### Short task
Pick out each line below containing "this".

### Records supplied
******************************

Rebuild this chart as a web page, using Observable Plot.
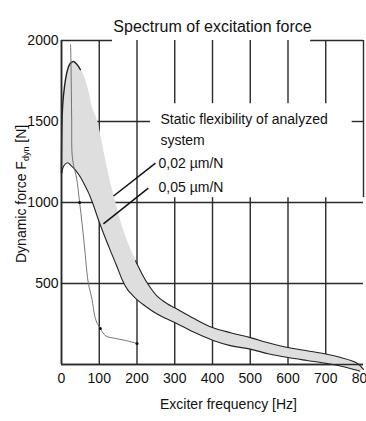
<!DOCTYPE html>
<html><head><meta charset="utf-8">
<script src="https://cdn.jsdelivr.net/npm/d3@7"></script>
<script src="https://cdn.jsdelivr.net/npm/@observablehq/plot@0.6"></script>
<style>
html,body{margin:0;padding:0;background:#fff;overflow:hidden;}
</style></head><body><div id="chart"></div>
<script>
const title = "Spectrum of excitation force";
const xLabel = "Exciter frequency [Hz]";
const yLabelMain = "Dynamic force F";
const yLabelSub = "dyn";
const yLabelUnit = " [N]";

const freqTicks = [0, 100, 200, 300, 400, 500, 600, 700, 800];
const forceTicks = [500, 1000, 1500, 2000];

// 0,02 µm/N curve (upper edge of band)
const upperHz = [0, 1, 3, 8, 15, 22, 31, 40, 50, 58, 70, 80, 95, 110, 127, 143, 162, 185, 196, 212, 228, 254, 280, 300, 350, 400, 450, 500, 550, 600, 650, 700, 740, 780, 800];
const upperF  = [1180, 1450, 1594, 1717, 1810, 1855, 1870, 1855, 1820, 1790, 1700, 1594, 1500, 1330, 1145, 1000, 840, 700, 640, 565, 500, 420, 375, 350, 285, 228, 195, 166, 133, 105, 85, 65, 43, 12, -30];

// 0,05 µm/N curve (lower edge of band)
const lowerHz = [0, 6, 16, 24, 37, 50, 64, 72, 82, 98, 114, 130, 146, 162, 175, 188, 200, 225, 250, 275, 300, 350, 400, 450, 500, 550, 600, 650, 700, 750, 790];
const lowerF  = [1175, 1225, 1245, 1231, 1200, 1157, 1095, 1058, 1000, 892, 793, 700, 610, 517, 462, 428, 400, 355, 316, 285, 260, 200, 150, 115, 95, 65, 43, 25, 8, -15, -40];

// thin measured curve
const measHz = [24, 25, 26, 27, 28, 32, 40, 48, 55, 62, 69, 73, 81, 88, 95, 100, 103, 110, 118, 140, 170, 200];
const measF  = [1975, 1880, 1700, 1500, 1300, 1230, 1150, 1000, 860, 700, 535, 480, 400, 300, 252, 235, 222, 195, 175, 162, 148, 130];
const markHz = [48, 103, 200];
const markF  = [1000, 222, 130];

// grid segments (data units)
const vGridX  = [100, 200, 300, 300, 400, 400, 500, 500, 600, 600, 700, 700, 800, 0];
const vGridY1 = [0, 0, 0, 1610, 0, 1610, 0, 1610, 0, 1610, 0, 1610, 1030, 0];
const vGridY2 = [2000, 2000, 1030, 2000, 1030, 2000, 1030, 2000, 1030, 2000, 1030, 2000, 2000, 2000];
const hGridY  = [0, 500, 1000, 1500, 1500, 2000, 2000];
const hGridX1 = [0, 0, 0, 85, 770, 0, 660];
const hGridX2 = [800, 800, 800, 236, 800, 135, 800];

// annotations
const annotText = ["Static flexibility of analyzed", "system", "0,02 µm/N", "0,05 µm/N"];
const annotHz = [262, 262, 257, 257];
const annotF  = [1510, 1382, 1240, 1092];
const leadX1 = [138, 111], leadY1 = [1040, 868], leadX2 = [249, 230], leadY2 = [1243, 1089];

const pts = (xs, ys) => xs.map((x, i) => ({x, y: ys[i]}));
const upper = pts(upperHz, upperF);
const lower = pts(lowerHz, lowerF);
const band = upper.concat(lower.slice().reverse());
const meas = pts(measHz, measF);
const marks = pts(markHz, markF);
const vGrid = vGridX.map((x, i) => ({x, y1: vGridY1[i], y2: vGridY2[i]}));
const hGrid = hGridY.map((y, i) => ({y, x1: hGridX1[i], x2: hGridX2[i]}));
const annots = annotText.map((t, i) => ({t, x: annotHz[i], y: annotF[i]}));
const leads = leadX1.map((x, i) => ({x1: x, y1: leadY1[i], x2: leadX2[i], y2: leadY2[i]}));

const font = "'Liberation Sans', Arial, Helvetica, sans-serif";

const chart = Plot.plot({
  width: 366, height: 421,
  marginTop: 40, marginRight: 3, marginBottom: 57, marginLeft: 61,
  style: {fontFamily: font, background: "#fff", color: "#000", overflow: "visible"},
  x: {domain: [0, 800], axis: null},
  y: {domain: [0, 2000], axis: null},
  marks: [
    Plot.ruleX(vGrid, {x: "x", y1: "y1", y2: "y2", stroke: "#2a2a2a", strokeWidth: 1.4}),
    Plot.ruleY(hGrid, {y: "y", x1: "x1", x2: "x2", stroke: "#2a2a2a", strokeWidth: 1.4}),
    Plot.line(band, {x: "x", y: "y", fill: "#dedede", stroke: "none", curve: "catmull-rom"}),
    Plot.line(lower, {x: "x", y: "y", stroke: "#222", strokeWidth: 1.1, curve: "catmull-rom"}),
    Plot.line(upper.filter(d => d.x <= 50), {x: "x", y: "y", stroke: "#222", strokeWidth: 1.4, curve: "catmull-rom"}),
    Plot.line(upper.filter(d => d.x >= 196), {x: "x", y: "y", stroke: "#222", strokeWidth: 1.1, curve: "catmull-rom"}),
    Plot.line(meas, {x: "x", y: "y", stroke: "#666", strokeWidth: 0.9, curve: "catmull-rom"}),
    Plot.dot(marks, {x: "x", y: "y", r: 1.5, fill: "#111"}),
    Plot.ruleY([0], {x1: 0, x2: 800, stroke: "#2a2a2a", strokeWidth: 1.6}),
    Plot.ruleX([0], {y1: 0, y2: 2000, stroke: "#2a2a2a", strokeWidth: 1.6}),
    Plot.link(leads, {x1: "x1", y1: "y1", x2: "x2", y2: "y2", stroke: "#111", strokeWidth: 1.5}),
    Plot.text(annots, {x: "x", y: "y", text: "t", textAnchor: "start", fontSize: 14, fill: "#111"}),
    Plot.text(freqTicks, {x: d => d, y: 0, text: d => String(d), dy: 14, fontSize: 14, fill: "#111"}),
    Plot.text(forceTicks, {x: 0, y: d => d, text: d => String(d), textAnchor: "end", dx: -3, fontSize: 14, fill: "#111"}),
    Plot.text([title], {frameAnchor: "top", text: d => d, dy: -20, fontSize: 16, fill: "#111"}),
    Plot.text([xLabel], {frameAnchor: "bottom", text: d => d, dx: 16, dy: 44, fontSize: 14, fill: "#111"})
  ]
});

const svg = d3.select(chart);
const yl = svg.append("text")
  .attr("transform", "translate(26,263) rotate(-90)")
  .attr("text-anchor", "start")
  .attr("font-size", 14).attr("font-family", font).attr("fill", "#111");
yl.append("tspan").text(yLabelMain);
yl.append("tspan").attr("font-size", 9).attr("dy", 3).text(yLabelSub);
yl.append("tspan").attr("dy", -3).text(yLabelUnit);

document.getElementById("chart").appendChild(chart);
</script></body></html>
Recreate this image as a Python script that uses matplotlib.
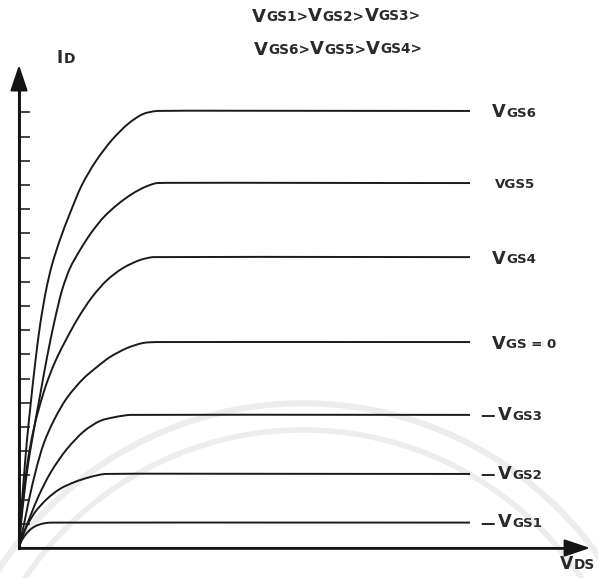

******************************

### Answer
Rebuild this chart as a web page, using Observable Plot.
Recreate this image as a Python script that uses matplotlib.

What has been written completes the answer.